If I still had shares, I would have written them off as a bad investment and walked away.
Your 'loser either way' comment is spot on.
Freedom Motors can bring in new faces with impressive resumes all they want, but the core management style remains the same as it did with Moller International. And look how that turned out. Remember all those impressive resumes from the 'Thorntail' guys? Remember how the fanboys looked at those resumes and said 'this time is different'. Remember? Remember when Ed de Reyes was appointed to be the company test pilot and also liaison with the FAA? Remember? Remember how the fanboys said 'this time is different'?
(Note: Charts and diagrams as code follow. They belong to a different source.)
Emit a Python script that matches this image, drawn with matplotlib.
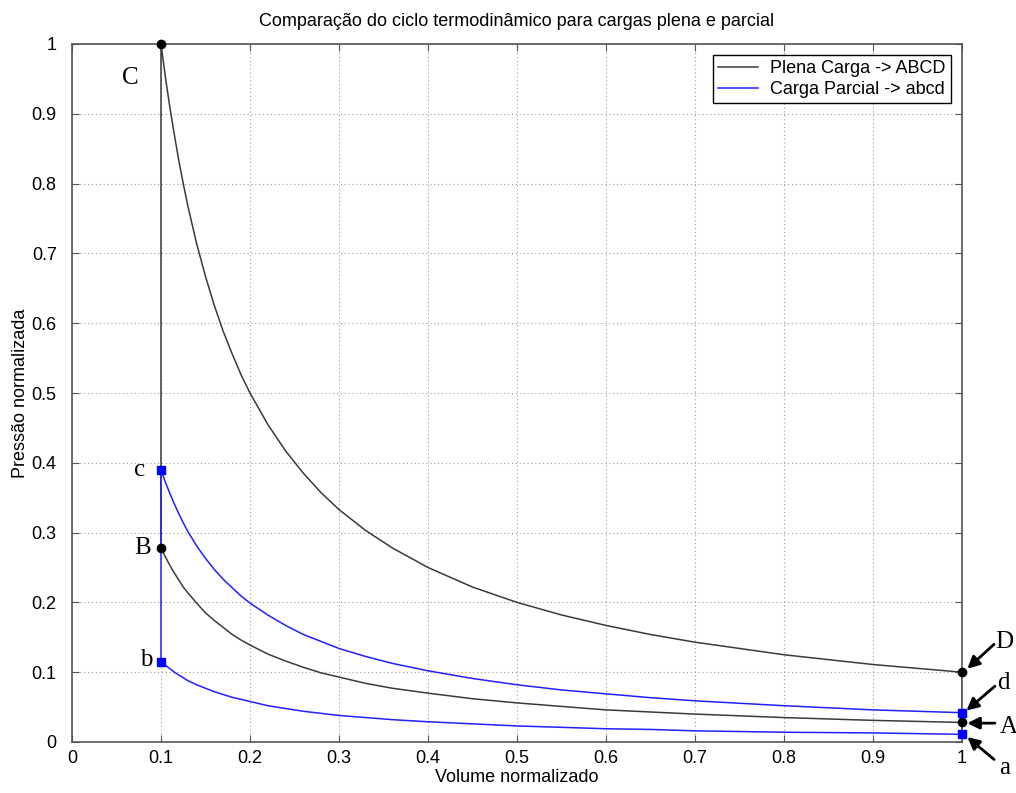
import numpy as np
import matplotlib.pyplot as plt

plt.close('all')
plt.rcParams['font.family'] = ['Liberation Sans', 'DejaVu Sans']

# volumes
v = [0.1, 0.105, 0.11, 0.115, 0.12, 0.125, 0.13, 0.14, 0.15, 0.16, 0.17,
     0.18, 0.19, 0.2, 0.22, 0.24, 0.26, 0.28, 0.3, 0.33, 0.36, 0.4, 0.45,
     0.5, 0.55, 0.6, 0.65, 0.7, 0.8, 0.9, 1.0]

# full load (ABCD)
p_CD = [1.0, 0.952, 0.909, 0.870, 0.833, 0.8, 0.769, 0.714, 0.667, 0.625,
        0.588, 0.556, 0.526, 0.5, 0.455, 0.417, 0.385, 0.357, 0.333, 0.303,
        0.278, 0.25, 0.222, 0.2, 0.182, 0.167, 0.154, 0.143, 0.125, 0.111,
        0.1]
p_BA = [0.278, 0.265, 0.253, 0.242, 0.232, 0.222, 0.214, 0.199, 0.185,
        0.174, 0.164, 0.154, 0.146, 0.139, 0.126, 0.116, 0.107, 0.099,
        0.093, 0.084, 0.077, 0.070, 0.062, 0.056, 0.051, 0.046, 0.043,
        0.040, 0.035, 0.031, 0.028]

# partial load (abcd)
p_cd = [0.39, 0.372, 0.356, 0.341, 0.327, 0.314, 0.302, 0.281, 0.263, 0.247,
        0.233, 0.221, 0.209, 0.199, 0.182, 0.167, 0.154, 0.144, 0.134,
        0.1225, 0.1126, 0.102, 0.091, 0.082, 0.0746, 0.069, 0.0635, 0.059,
        0.052, 0.046, 0.042]
p_ba = [0.115, 0.110, 0.105, 0.100, 0.096, 0.092, 0.088, 0.082, 0.077,
        0.072, 0.068, 0.064, 0.061, 0.058, 0.052, 0.048, 0.044, 0.041,
        0.038, 0.035, 0.032, 0.029, 0.026, 0.023, 0.021, 0.019, 0.018,
        0.016, 0.014, 0.013, 0.011]

# state points
full_v = [1.0, 0.1, 0.1, 1.0]
full_p = [0.028, 0.278, 1.0, 0.1]
part_v = [1.0, 0.1, 0.1, 1.0]
part_p = [0.011, 0.115, 0.39, 0.042]

fig = plt.figure(figsize=(10.16, 7.93), dpi=100)
ax = fig.add_axes([72/1016, 1-742/793, 890/1016, 698/793])

cyc_v = v[::-1] + v
cyc_v = cyc_v + [cyc_v[0]]
full_cyc = p_BA[::-1] + p_CD
full_cyc = full_cyc + [full_cyc[0]]
part_cyc = p_ba[::-1] + p_cd
part_cyc = part_cyc + [part_cyc[0]]

ax.plot(cyc_v, full_cyc, color='#3a3a3a', lw=1.1, label='Plena Carga -> ABCD')
ax.plot(cyc_v, part_cyc, color='#2020ff', lw=1.1, label='Carga Parcial -> abcd')
ax.plot(full_v, full_p, 'o', color='k', ms=6, zorder=5, clip_on=False)
ax.plot(part_v, part_p, 's', color='#0000ff', ms=5.5, zorder=5, clip_on=False)

ax.set_xlim(0, 1)
ax.set_ylim(0, 1)
ax.set_xticks(np.arange(0, 1.01, 0.1))
ax.set_yticks(np.arange(0, 1.01, 0.1))
ax.set_xticklabels(['0', '0.1', '0.2', '0.3', '0.4', '0.5', '0.6', '0.7', '0.8', '0.9', '1'])
ax.set_yticklabels(['0', '0.1', '0.2', '0.3', '0.4', '0.5', '0.6', '0.7', '0.8', '0.9', '1'])
ax.grid(True, color='#999999', linestyle=(0, (1, 2.5)), lw=0.8)
ax.tick_params(direction='in', length=5, labelsize=13, color='#555555')
ax.tick_params(axis='x', pad=6)
ax.tick_params(axis='y', pad=11)
ax.tick_params(top=True, right=True)
for s in ax.spines.values():
    s.set_color('#555555')
    s.set_linewidth(1.2)

ax.set_title('Comparação do ciclo termodinâmico para cargas plena e parcial', fontsize=13, pad=13)
ax.set_xlabel('Volume normalizado', fontsize=13, labelpad=1)
ax.set_ylabel('Pressão normalizada', fontsize=13, labelpad=2)

leg = ax.legend(loc='upper right', fontsize=13, fancybox=False, framealpha=1,
                edgecolor='k', borderaxespad=0.6, handlelength=2.2,
                handletextpad=0.7, borderpad=0.3, labelspacing=0.2)
leg.get_frame().set_linewidth(1.0)

# point labels
lab = dict(family=['Liberation Serif', 'DejaVu Serif'], fontsize=18, ha='center', va='center')
ax.text(0.065, 0.951, 'C', **lab)
ax.text(0.076, 0.39, 'c', **lab)
ax.text(0.079, 0.278, 'B', **lab)
ax.text(0.084, 0.117, 'b', **lab)
ax.text(1.048, 0.143, 'D', clip_on=False, **lab)
ax.text(1.047, 0.085, 'd', clip_on=False, **lab)
ax.text(1.052, 0.021, 'A', clip_on=False, **lab)
ax.text(1.048, -0.037, 'a', clip_on=False, **lab)

arr = dict(arrowstyle='-|>', color='k', lw=2, mutation_scale=18, shrinkA=0, shrinkB=0)
ax.annotate('', xy=(1.006, 0.105), xytext=(1.036, 0.140), arrowprops=arr, annotation_clip=False)
ax.annotate('', xy=(1.005, 0.045), xytext=(1.037, 0.080), arrowprops=arr, annotation_clip=False)
ax.annotate('', xy=(1.006, 0.027), xytext=(1.037, 0.027), arrowprops=arr, annotation_clip=False)
ax.annotate('', xy=(1.006, 0.007), xytext=(1.036, -0.025), arrowprops=arr, annotation_clip=False)

fig.savefig('out.png', dpi=100)
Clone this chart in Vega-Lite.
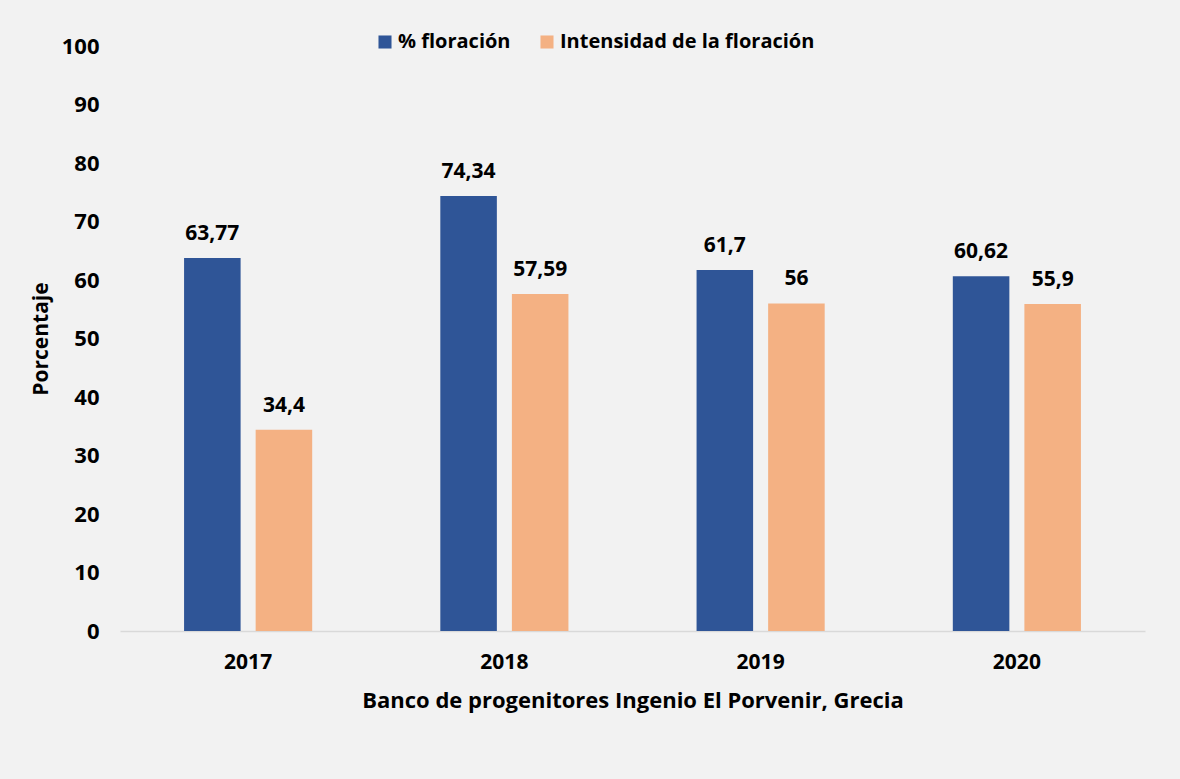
{
  "$schema": "https://vega.github.io/schema/vega-lite/v6.json",
  "autosize": "none",
  "width": 1025,
  "height": 585,
  "padding": {"left": 120, "top": 46, "right": 35, "bottom": 148},
  "background": "#F2F2F2",
  "config": {
    "view": {"stroke": null},
    "font": "Open Sans",
    "locale": {"number": {"decimal": ",", "thousands": ".", "grouping": [3], "currency": ["", ""]}}
  },
  "data": {
    "values": [
      {"year": "2017", "serie": "% floración", "valor": 63.77},
      {"year": "2017", "serie": "Intensidad de la floración", "valor": 34.4},
      {"year": "2018", "serie": "% floración", "valor": 74.34},
      {"year": "2018", "serie": "Intensidad de la floración", "valor": 57.59},
      {"year": "2019", "serie": "% floración", "valor": 61.7},
      {"year": "2019", "serie": "Intensidad de la floración", "valor": 56},
      {"year": "2020", "serie": "% floración", "valor": 60.62},
      {"year": "2020", "serie": "Intensidad de la floración", "valor": 55.9}
    ]
  },
  "encoding": {
    "x": {
      "field": "year", "type": "nominal",
      "scale": {"paddingInner": 0.5, "paddingOuter": 0.25},
      "axis": {
        "title": "Banco de progenitores Ingenio El Porvenir, Grecia",
        "labelAngle": 0, "labelFont": "Open Sans", "labelFontSize": 21, "labelFontWeight": "bold", "labelColor": "#000000",
        "labelPadding": 20, "ticks": false, "domainColor": "#D9D9D9", "domainWidth": 1.5,
        "titleFont": "Open Sans", "titleFontSize": 22, "titleFontWeight": "bold", "titleColor": "#000000", "titlePadding": 18
      }
    },
    "xOffset": {"field": "serie", "type": "nominal", "scale": {"paddingInner": 0.21, "paddingOuter": 0}},
    "y": {
      "field": "valor", "type": "quantitative",
      "scale": {"domain": [0, 100]},
      "axis": {
        "title": "Porcentaje", "values": [0,10,20,30,40,50,60,70,80,90,100], "grid": false, "domain": false, "ticks": false,
        "labelFont": "Open Sans", "labelFontSize": 22, "labelFontWeight": "bold", "labelColor": "#000000", "labelPadding": 21,
        "titleFont": "Open Sans", "titleFontSize": 21, "titleFontWeight": "bold", "titleColor": "#000000", "titlePadding": 10
      }
    }
  },
  "layer": [
    {
      "mark": {"type": "bar"},
      "encoding": {
        "color": {
          "field": "serie", "type": "nominal",
          "scale": {"domain": ["% floración", "Intensidad de la floración"], "range": ["#2F5597", "#F4B183"]},
          "legend": {
            "title": null, "orient": "none", "direction": "horizontal", "legendX": 255, "legendY": -14,
            "symbolType": "square", "symbolSize": 170, "symbolStrokeWidth": 0, "symbolOpacity": 1,
            "labelFont": "Open Sans", "labelFontSize": 20, "labelFontWeight": "bold", "labelColor": "#000000",
            "labelLimit": 400, "columnPadding": 26, "labelOffset": 3
          }
        }
      }
    },
    {
      "mark": {"type": "text", "baseline": "bottom", "dy": -14, "font": "Open Sans", "fontSize": 21, "fontWeight": "bold", "color": "#000000"},
      "encoding": {
        "text": {"field": "valor", "type": "quantitative", "format": "~r"}
      }
    }
  ]
}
Resumes mean nothing if the man really holding the steering wheel is heading straight for a brick wall.
In the end Freedom Motors will fail and they will blame 'lack of funding' for their downfall just like Moller did now with the latest newsletter regarding Moller International. Anybody with a brain (unlike fanboys) that does a thorough root cause analysis will see that 'lack of funding' isn't the root cause for Moller International's downfall. The root cause is Paul Moller and his questionable business practices. Not only in obtaining funding, but also utilizing funds.
I stand by my belief that if Moller had chosen one vehicle to bring to market things would have been different. Maybe not successful, but different. Constantly switching tracks on which vehicle you want to develop while you have no income stream is suicide. Business Management 101 stuff.
Moller is a tinkerer and he used investors money like he would have used a grant in his academia days. He used those investments to tinker and when the money ran out, the money ran out.
Fanboys shouldn't fool themselves into thinking that just because Freedom Motors has a CEO called Dr Paluru (or whoever he is) that Paul Moller isn't calling the shots. Of course he is.